Lottery Numbers

 

Figure 1

Figure 1 shows the Lotto results for Saturday night 21st June 2025. What's unusual about the numbers is that seven out of the eight numbers are even. I was wondering as to the probability of this happening. To begin with there are 45 numbers to choose from: 22 are even and 23 are odd. See Figure 2.

Figure 2

Looking at the draw we see that the first number drawn was a 6 and this is an even number. The probability of drawing an even number is 22/45. The next three numbers were all even as well and the probabilities are therefore 21/44, 20/43 and 19/42. Then comes the only odd number, 1, and the probability of drawing an odd number is 23/41. The final three numbers are all even with probabilities of 18/40, 17/39 and 16/38. So the probability of this configuration:$$ \text{even, even, even, even. odd, even, even, even}$$is given by:$$\frac{22}{45} \times \frac{21}{44} \times \frac{20}{43} \times \frac{19}{42} \times \frac{23}{41} \times \frac{18}{40} \times \frac{17}{39} \times \frac{16}{38} \approx 0.0023$$However, we're not concerned with that particular order of even and odd numbers.
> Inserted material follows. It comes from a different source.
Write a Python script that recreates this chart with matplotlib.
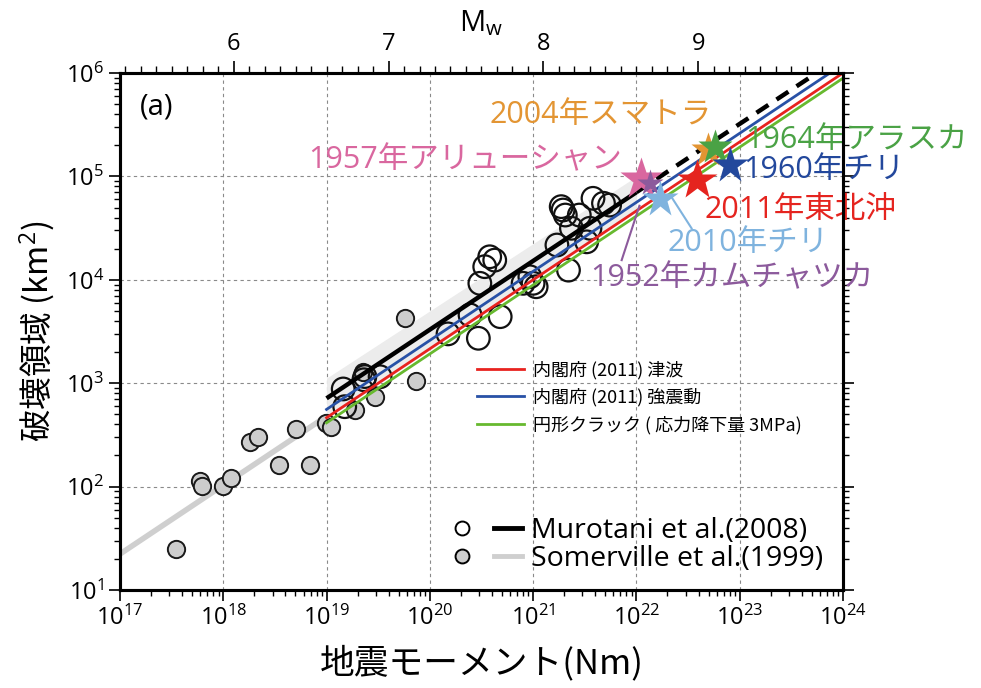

We only want to determine the probability of seven even numbers and one odd number. The odd number could be in the first to eighth position. Each of these eight configurations has the same probability, around 0.0023, so we need to multiply by eight. This gives 0.01820 to five decimal places or a probability of around 1.82% and so$$\text{probability of one odd and seven even numbers } \approx 1.82 \text{%} $$Another way to approach the probability is via combinations. Let's see if we get the same result using this approach. There are \(^{22} \text{C}_{7}\) ways of choosing seven even numbers from the 22 available and \( ^23 \text{C}_1\) ways of choosing an odd number. With no restrictions, there are \( ^45 \text{C}_8 \) ways of choosing eight numbers from the 45 available. Thus:$$ \begin{align} \text{probability } &= \frac{^{22} \text{C}_{7} \times ^{23} \text{C}_1}{^{45} \text{C}_8}\\  \\[-1.5 ex] &=\frac{170544 \times 23}{215553195} \\[-0.5 ex]  \\ &\approx 0.01820 \\[-1.5 ex]  \\ &\approx 1.82\text{%} \end{align} $$So there is agreement. The probability that all the numbers are even would be given by:$$ \begin{align} \text{probability all even } &= \frac{ ^{22} \text{C}_8}{ ^{45} \text{C}_8}\\ \\[-1.5 ex] &\approx 0.00148 \\[-1.5 ex] \\ &\approx 0.148 \text{%} \end{align}$$This is considerably more unlikely than getting seven out of eight!